I think there probably is also a cultural issue as PPH suggests -- as you've found in the past Gm medics are more likely to have very definite opinions (whether or not those opinions are justified), perhaps because that's what the culture expects. Whereas Brits are more likely to 'fess up (at best) or dither (or worse) when they don't feel certain, and may react badly when put under pressure (as you've found out, to your cost).
And lastly, medics do judge, of course they do. Their perspective is different from yours. FWIW I was sent to see a psychiatrist at 20 because after 4 years of intensive treatment (including several major bouts of surgery, weeks in intensive care, months in hospital, a complicated and side-effect ridden drug regime and a delightful system of treatment throughout my university years involving spending one week in six in hospital attached to a plasma-exchange machine) I confessed to the consultant that I sometimes had trouble sleeping and felt that I sometimes felt slightly detached from normal life (no shit, sherlock).

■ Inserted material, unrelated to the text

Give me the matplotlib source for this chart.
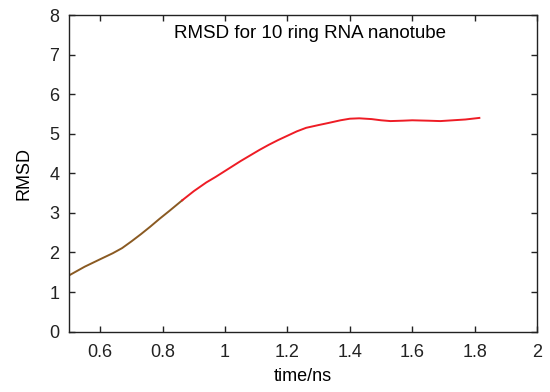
import matplotlib
matplotlib.use("Agg")
import matplotlib.pyplot as plt

plt.rcParams['font.family'] = ['Liberation Sans', 'DejaVu Sans']

# early part of trajectory (brown)
t_a = [0.50, 0.55, 0.60, 0.64, 0.67, 0.70, 0.73, 0.76, 0.79, 0.82, 0.863]
rmsd_a = [1.42, 1.64, 1.83, 1.98, 2.11, 2.28, 2.46, 2.65, 2.85, 3.04, 3.32]
# later part (red)
t_b = [0.863, 0.90, 0.94, 0.97, 1.01, 1.05, 1.08, 1.11, 1.14, 1.17, 1.20, 1.23,
       1.26, 1.30, 1.33, 1.37, 1.40, 1.43, 1.47, 1.50, 1.53, 1.57, 1.60, 1.65,
       1.69, 1.73, 1.77, 1.815]
rmsd_b = [3.32, 3.55, 3.77, 3.91, 4.11, 4.31, 4.45, 4.59, 4.72, 4.84, 4.95, 5.06,
          5.15, 5.22, 5.27, 5.34, 5.38, 5.39, 5.37, 5.34, 5.32, 5.33, 5.34, 5.33,
          5.32, 5.34, 5.36, 5.40]

xticks = [0.6, 0.8, 1, 1.2, 1.4, 1.6, 1.8, 2]
xticklabels = ['0.6', '0.8', '1', '1.2', '1.4', '1.6', '1.8', '2']
yticks = [0, 1, 2, 3, 4, 5, 6, 7, 8]

fig = plt.figure(figsize=(5.5, 3.92), dpi=100)
ax = fig.add_axes([0.1255, 0.154, 0.851, 0.8077])

ax.plot(t_a, rmsd_a, color='#8a5a22', lw=1.4, solid_joinstyle='round')
ax.plot(t_b, rmsd_b, color='#ee1c25', lw=1.4, solid_joinstyle='round')

ax.set_xlim(0.5, 2)
ax.set_ylim(0, 8)
ax.set_xticks(xticks)
ax.set_xticklabels(xticklabels)
ax.set_yticks(yticks)
ax.tick_params(direction='in', top=True, right=True, length=4.5, width=1,
               labelsize=13, colors='#222222')
ax.tick_params(axis='x', pad=9)
ax.tick_params(axis='y', pad=7)
for s in ax.spines.values():
    s.set_linewidth(1)
    s.set_color('#222222')

ax.set_xlabel('time/ns', fontsize=13, labelpad=5)
ax.set_ylabel('RMSD', fontsize=13, labelpad=12)
ax.text(310 / 550, 1 - 33 / 392, 'RMSD for 10 ring RNA nanotube',
        transform=fig.transFigure, ha='center', va='center', fontsize=13.5)

fig.savefig('out.png', dpi=100)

Instead of having sitting me down for a friendly chat, pointing out that I had every reason to feel exhausted/anxious/freaked out, I had two psychiatrists put me through a full, unsmiling psychiatric evaluation ("do you feel other people are controlling your thoughts? Are you considering suicide? Do you ever hear voices calling your name?" blah blah). Having expected a friendly psychotherapy-lite chat, I was so completely unnerved by this that I said virtually nothing, all the while thinking, "Fuckin' norah, they really think I'm crazy, how can I get out of here?"
A letter was subsequently sent to my GP; she was less than entirely enthusisastic about letting me see it, but did agree. It said, in summary, "patient is pathologically secretive, difficulty forming relationships, hostile, blah blah, we would recommend further treatment". In the end I laughed what else could I do? at which GP was visibly relieved, and did say to me, "You're not planning to go back, are you?" A few years later, while weeding my brick-thick file of notes (paper in them days) she demonstratively put this letter in the shredder pile, saying, 'I don't think we'll be needing this again, will we?'
Moral (I know I've said it before): you need a decent GP who can understand your (perfectly reasonable) anxiety and help you negotiate the medical maze.